Your chicken will be cooked through soon after, but it’s not ‘done’ until it easily comes apart when you press the spoon down into the mid back. When you’ve reached this stage, turn off the burner and let your stock rest with the lid on. You can take the chicken and veggies out now if you want, or you can let them cool a little in the stock. It will all stay hot for a good hour because the heavy pot is so efficient at holding the heat in.

After an hour, you need to go ahead and get the chicken out onto a plate. It’ll still be pretty warm, but you can cover it in plastic wrap at this point to hold in the moisture and cool on the counter for half an hour. Never put hot food into the refrigerator. Hot food can shatter glass shelves in the fridge, and can encourage mold growth in foods it touches or sits near, because they’ll become less cool being next to something hot and can take too long to cool back down again. Since your chicken just came from a long simmer, it is sterile coming out of the pot and won’t spoil while it’s cooling down on the counter, but don’t leave it out longer than a couple of hours. When it is cool enough to comfortably handle, I put the chicken into a gallon storage bag into the fridge to deal with later.

Strain the veggies out of the stock into a bowl using a slotted spoon, and keep spooning through until you’re pretty sure you’ve gotten the bay leaf and all the stray layers of onion that have floated off.
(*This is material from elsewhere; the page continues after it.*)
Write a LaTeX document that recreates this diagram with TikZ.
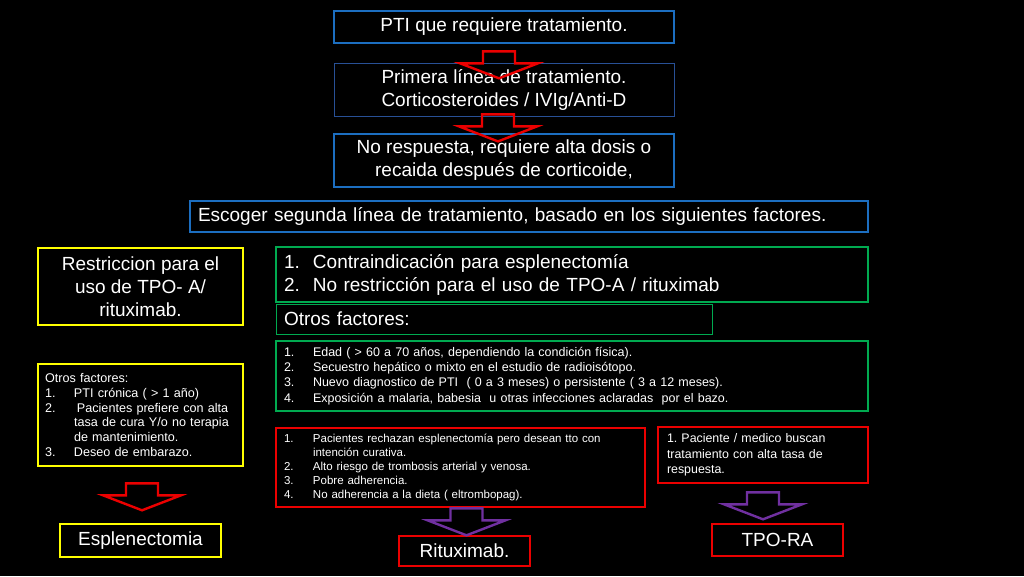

Throw all that away. It might be tempting to think you can use it later somehow, but trust me, it’s not worth it. The flavor and nutrition have steeped out of the veggies into the stock, they’ve done their duty. Throw them away.

Straining stock isn’t hard. Some recipes say to strain through cheesecloth, which is expensive and way messier than this needs to be. Unless you are hoping to make a clear consume or broth, you just don’t need that extra stress. I use a large mesh strainer with a handle so it will sit over a bowl. I set the bowl in the sink so I don’t have to clean up what I spill, and from there it’s a matter of tipping the stock pot just right so all the liquid goes through the strainer. Then I carry the strainer to the trash, clap the crap out, and immediately wash it with soap so I don’t have to mess with it later. The faster you get that strainer cleaned up, the less you’ll hate straining stock. If you leave that strainer sitting around until the chicken fat hardens and the herbs dry, it will be impossible to clean and you’ll never make chicken stock from scratch again.

I really like using tupperware for that stock, put a lid right on it and set it into the fridge. You can leave it alone there up to 3 days, but after that you either need to cook with it or freeze it back. Stock spoils faster than just about any food on the planet. If you open it and it has spoiled, you can’t salvage it. Throw it out because it will only poison you now, no matter what you do. You can kill germs with heat, but mold is a molecular structure that can survive heat and wreak havoc in your body. (Grain molds can cause brain damage if bread is made from moldy grain. Don’t cook mold!!!!)

All the fat in the stock floats to the top, and in the fridge it hardens into a skim on top, which is very easy to remove while it’s still cold. Use a spoon to skim it off and throw it away. What’s left is technically an aspic and wiggles like Jello. It melts right back into stock as soon as you heat it up, and it’s now ready to go into your recipes. You can measure it out by the cup and freeze in ziplock bags. I froze this batch into a quart bag to use in stuffing next Thanksgiving.

The rest of the herbs that got through the strainer all settle at the bottom of the aspic, and will stay there as long as you don’t tip the bowl or disturb it as you ladle the stock into bags. When I get down to that stuff, I just pour the dregs down the sink and flush a little water after it. With the fat and other solids removed, this small amount won’t cause a clog.